A CIVIL WAR COIN SPILL? : JAMES I AND CHARLES I SHILLINGS
PERIOD: ENGLISH CIVIL WARS, LOCATION: LINCOLNSHIRE, UK MATERIAL: SILVER
There’s this one period in history that we rarely get to explore in the finds from our permission: The English Civil Wars. And it’s not because Lincolnshire wasn’t important enough during the Civil Wars to have seen much activity, because it was. Lincolnshire was a major military frontier between the Parliamentarians and the Royalist forces in the North and Midlands, and saw several campaigns and numerous battles and sieges. So maybe we simply haven’t been looking in the right place?
On this visit, as a result of the heavy rains and difficult winter season that the entire UK has suffered this year, our permission, like many farm lands, has been a bit washed away. Several rivers have appeared that didn’t used to exist and some of the fields may as well be designated as a new swamp. So we have taken to the pasture slopes, one of the more difficult sections of our permission to search but at least the least damp. At the very top of the slope runs an abandoned public footpath, one that disappeared off the maps some time in the 20th Century. There’s no real way to know how old this footpath is, but we have never found anything of great age up there in previous visits. Not to say that that means there’s nothing up there.
Lincolnshire was a major military frontier between the Parliamentarians and the Royalist forces in the North and Midlands, and saw several campaigns and numerous battles and sieges.
It’s now day 2 scouring the stretch of abandoned footpath and we are somewhat oblivious to the glaring omens that looking back appeared on day 1. Our first find up here was a silver Victorian sixpence, one that was pierced and worn as a good luck charm. Then a robin came to visit us, a symbolic bird who for centuries has been believed to herald good times ahead. And then we were graced with the appearance of an incredible red sunset, you know what they say: ‘Red sky at night, shepherd’s delight’. Triple omens, only we never could have guessed what they were leading up to.
There we were, battered by the relentless wind, just enjoying being out in the elements and hoping to find a lost Victorian curio when the latest blinding mid 20’s signal has Ellie sitting back in disbelief over the hole. Just sitting in the dirt, are two of the largest silver coins we’ve ever dug. Resting together as if it is the very same day that they were dropped. Not almost 400 years later. Two hammered silver shillings lost at a time where England was in complete political and social upheaval. A period in UK history that ended with the first ever and only execution of an English King. The English Civil Wars.

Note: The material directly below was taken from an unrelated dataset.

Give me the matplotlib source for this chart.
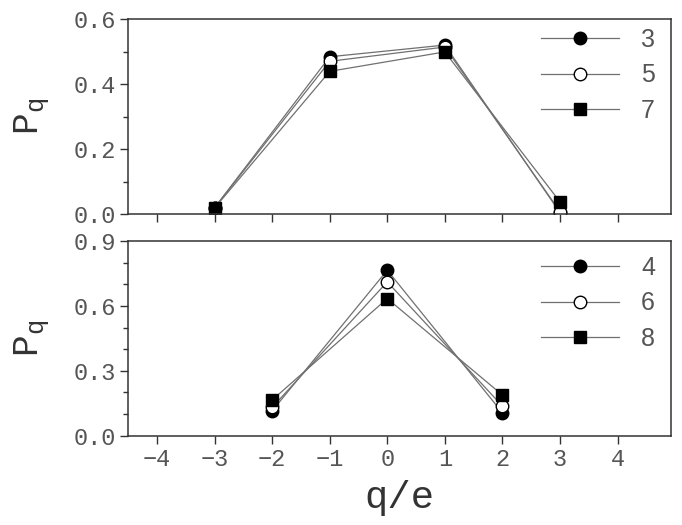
import matplotlib
matplotlib.use("Agg")
import matplotlib.pyplot as plt
from matplotlib.ticker import MultipleLocator

plt.rcParams['font.family'] = ['Liberation Mono', 'DejaVu Sans Mono']
plt.rcParams['mathtext.fontset'] = 'custom'
plt.rcParams['mathtext.rm'] = 'Liberation Mono'
plt.rcParams['mathtext.it'] = 'Liberation Mono'

# top panel: odd sizes
x_top = [-3, -1, 1, 3]
top_series = {
    "3": [0.02, 0.485, 0.521, 0.005],
    "5": [0.02, 0.471, 0.515, 0.008],
    "7": [0.019, 0.440, 0.500, 0.038],
}
# bottom panel: even sizes
x_bot = [-2, 0, 2]
bot_series = {
    "4": [0.115, 0.765, 0.106],
    "6": [0.131, 0.711, 0.137],
    "8": [0.165, 0.634, 0.188],
}
markers = [('o', 'black'), ('o', 'white'), ('s', 'black')]

gray = '#555555'
fig = plt.figure(figsize=(6.82, 5.25), dpi=100)
ax1 = fig.add_axes([0.188, 0.592, 0.796, 0.371])
ax2 = fig.add_axes([0.188, 0.170, 0.796, 0.371])


def draw(ax, xs, series, ylim, major, minor, leg_top):
    for (name, vals), (m, fc) in zip(series.items(), markers):
        ax.plot(xs, vals, color='#707070', lw=0.9, marker=m,
                markerfacecolor=fc, markeredgecolor='black', markeredgewidth=1.0,
                markersize=9 if m == 'o' else 8.5, label=name)
    ax.set_xlim(-4.5, 4.93)
    ax.set_ylim(*ylim)
    ax.xaxis.set_major_locator(MultipleLocator(1))
    ax.yaxis.set_major_locator(MultipleLocator(major))
    ax.yaxis.set_minor_locator(MultipleLocator(minor))
    ax.tick_params(which='major', length=6, width=1.0, color='#333333',
                   labelsize=17, labelcolor=gray, pad=3)
    ax.tick_params(which='minor', length=3.5, width=1.0, color='#333333')
    for s in ax.spines.values():
        s.set_color('#333333')
        s.set_linewidth(1.1)
    ax.set_ylabel(r'$\mathregular{P_q}$', fontsize=26, color='#333333')
    ax.yaxis.set_label_coords(-0.142, 0.5)
    leg = ax.legend(loc='upper left', bbox_to_anchor=(541 / 682, 1 - leg_top / 525),
                    bbox_transform=fig.transFigure, frameon=False,
                    handlelength=3.1, handletextpad=0.9,
                    labelspacing=0.45, borderpad=0, borderaxespad=0,
                    prop={'family': 'Liberation Sans', 'size': 18})
    for t in leg.get_texts():
        t.set_color(gray)


draw(ax1, x_top, top_series, (0, 0.6), 0.2, 0.1, 28)
ax1.set_yticks([0.0, 0.2, 0.4, 0.6])
ax1.set_yticklabels(['0.0', '0.2', '0.4', '0.6'])
ax1.tick_params(axis='x', labelbottom=False)

draw(ax2, x_bot, bot_series, (0, 0.9), 0.3, 0.1, 256)
ax2.set_yticks([0.0, 0.3, 0.6, 0.9])
ax2.set_yticklabels(['0.0', '0.3', '0.6', '0.9'])
ax2.set_xticks(range(-4, 5))
ax2.set_xticklabels([str(v).replace('-', '\u2212') for v in range(-4, 5)])
ax2.set_xlabel('q/e', fontsize=28, color='#333333', labelpad=6)

fig.savefig('out.png', dpi=100)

The events of the English Civil Wars were unprecedented. They were the catastrophic result of a long and drawn out struggle for total power and control between the monarch and parliament. People were bitterly divided, caught between the Parliamentarians and the Royalists, and left with no choice but to fight for their cause. It is estimated that as many as one in four adult men took up arms. All sections of society were affected. Many livelihoods were lost, some were gained. But the general consensus was that nobody really had any certainty about what the future may hold. Law and order was breaking down and acts of violence were often going unpunished.
Triple omens, only we never could have guessed what they were leading up to.
So were these two shillings buried for safekeeping during this period of unrest? Well, the sheer level of coin hoards that were buried during the English Civil War is only comparable to those of the 3rd Century, at another period of great unrest, when Roman rule began breaking down. And minted under James I (1607 AD) and Charles I (1640 - 41 AD) these coins are the perfect example of such a coin hoard. Shillings would have represented around 12 pence each. A large denomination and a significant amount of money for the time. For comparison a common Civil War Soldier received only 8 pence a day, and they only saw half of that, and sometimes even less, as money was deducted from their wages for lodgings, clothes and weapons. So these two shillings here could have been as much as a whole week's worth of wages.
The real question is, is this a hoard buried for safekeeping? In 1644, not much longer after the latest coin here was minted, Lincoln did find itself on the front line. Lincoln Castle was stormed and the Royalists forces here defeated in one of the key turning points of the Wars. Was this a soldier, nervous before battle, burying his savings in the earth, only to never return? Or was this simply an unfortunate purse lost on a footpath that saw a week's wages lost to time? Either way it would have certainly been a monetary loss that was noticed. But what we do know for certain is that they are treasure. Real life buried treasure that under the UK treasure law now needs reporting, the finds handed over, sent off for conservation and analysis. We won’t hear back about them until the report has been finalised and their fate has been determined. Our first ever small ‘hoard-spill’.